I am very appreciate^^

2011/4/11 Gregory Farnum <gregory.farnum@xxxxxxxxxxxxx>:
> On Thu, Apr 7, 2011 at 7:16 PM, doki74216@xxxxxxxxx <doki74216@xxxxxxxxx> wrote:
>> Hi,
>>
>> MY current version is v0.24.3, I want to upgrade version to v 0.26.
>> And my  Linux OS is Fedora 14.
>>
>> I want to know my step is correctly or not?
>> Here is my upgraded steps:
>> 1) We stop the current system (v0.24.3)by "/etc/init.d/ceph -a stop "
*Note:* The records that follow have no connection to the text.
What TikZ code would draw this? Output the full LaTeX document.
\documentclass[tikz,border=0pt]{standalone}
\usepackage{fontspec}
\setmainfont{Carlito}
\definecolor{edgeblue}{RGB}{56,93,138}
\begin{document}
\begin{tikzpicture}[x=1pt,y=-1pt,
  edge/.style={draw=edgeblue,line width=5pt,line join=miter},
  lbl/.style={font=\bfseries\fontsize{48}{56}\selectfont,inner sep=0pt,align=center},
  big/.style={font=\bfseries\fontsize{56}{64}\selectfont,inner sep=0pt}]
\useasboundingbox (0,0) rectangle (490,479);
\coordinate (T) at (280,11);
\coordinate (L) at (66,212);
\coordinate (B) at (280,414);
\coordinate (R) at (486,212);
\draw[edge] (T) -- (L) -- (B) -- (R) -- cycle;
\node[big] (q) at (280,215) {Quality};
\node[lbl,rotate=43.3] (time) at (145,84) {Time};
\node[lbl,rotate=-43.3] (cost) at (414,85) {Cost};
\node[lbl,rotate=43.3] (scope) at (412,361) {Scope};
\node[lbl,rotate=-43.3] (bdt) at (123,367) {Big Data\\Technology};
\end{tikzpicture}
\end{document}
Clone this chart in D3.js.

>> 2) We start to download the newest version(v0.26) and install it.
>> 3) Then we mkcephfs (by "mkcephfs -c /etc/ceph/ceph.conf --allhosts --mkbtrfs
>> -k keyring.bin") and start it(by " /etc/init.d/init-ceph -a -c
>> /etc/ceph/ceph.conf start").
>>
>> But there's a problem I met when I was started the Ceph.
>> The system stops running and it shows the error messages as shown below:
>>
>>
>> === mds.0 ===
>> Starting Ceph mds0 on host4...
>>  ** WARNING: Ceph is still under heavy development, and is only suitable for **
>>  **          testing and review.  Do not trust it with important data.       **
>> terminate called after throwing an instance of 'ceph::buffer::end_of_buffer'
>>  what():  buffer::end_of_buffer
>> bash: line 1: 24409 Segmentation fault      (core dumped)
>> /usr/local/bin/cmds -i 0 -c /tmp/ceph.conf.5135
>> failed: 'ssh host4  /usr/local/bin/cmds -i 0 -c /tmp/ceph.conf.5135 '
>
> Hmm. That's not something I'd expect to see on startup, especially
> with a fresh filesystem. Can you get the backtrace from gdb?
>
>> The second question is when we upgrate the ceph successfully.
>> Is there any tool to transfer the existing data (which from the old
>> ceph system) to the newest system?
>> Because we thought the data in the older version(eg. 0.24.3) is
>> slightly different from the newer version(eg. 0.26)?
>> I want to know the data will be still correctly?
> The on-disk format doesn't change too often and we try and keep it
> backwards compatible -- you should be able to start up new daemons on
> old data and in the worst case they will slowly upgrade it. If this
> doesn't work then there's a bug somewhere.
> So, no, you should not lose your data.
>
> However, in the list of steps you took, you ran mkcephfs, and that did
> kill all your data (I thought there were several warnings about this
> when using the tool?). Running mkcephfs is only necessary when
> creating the filesystem, not when upgrading it!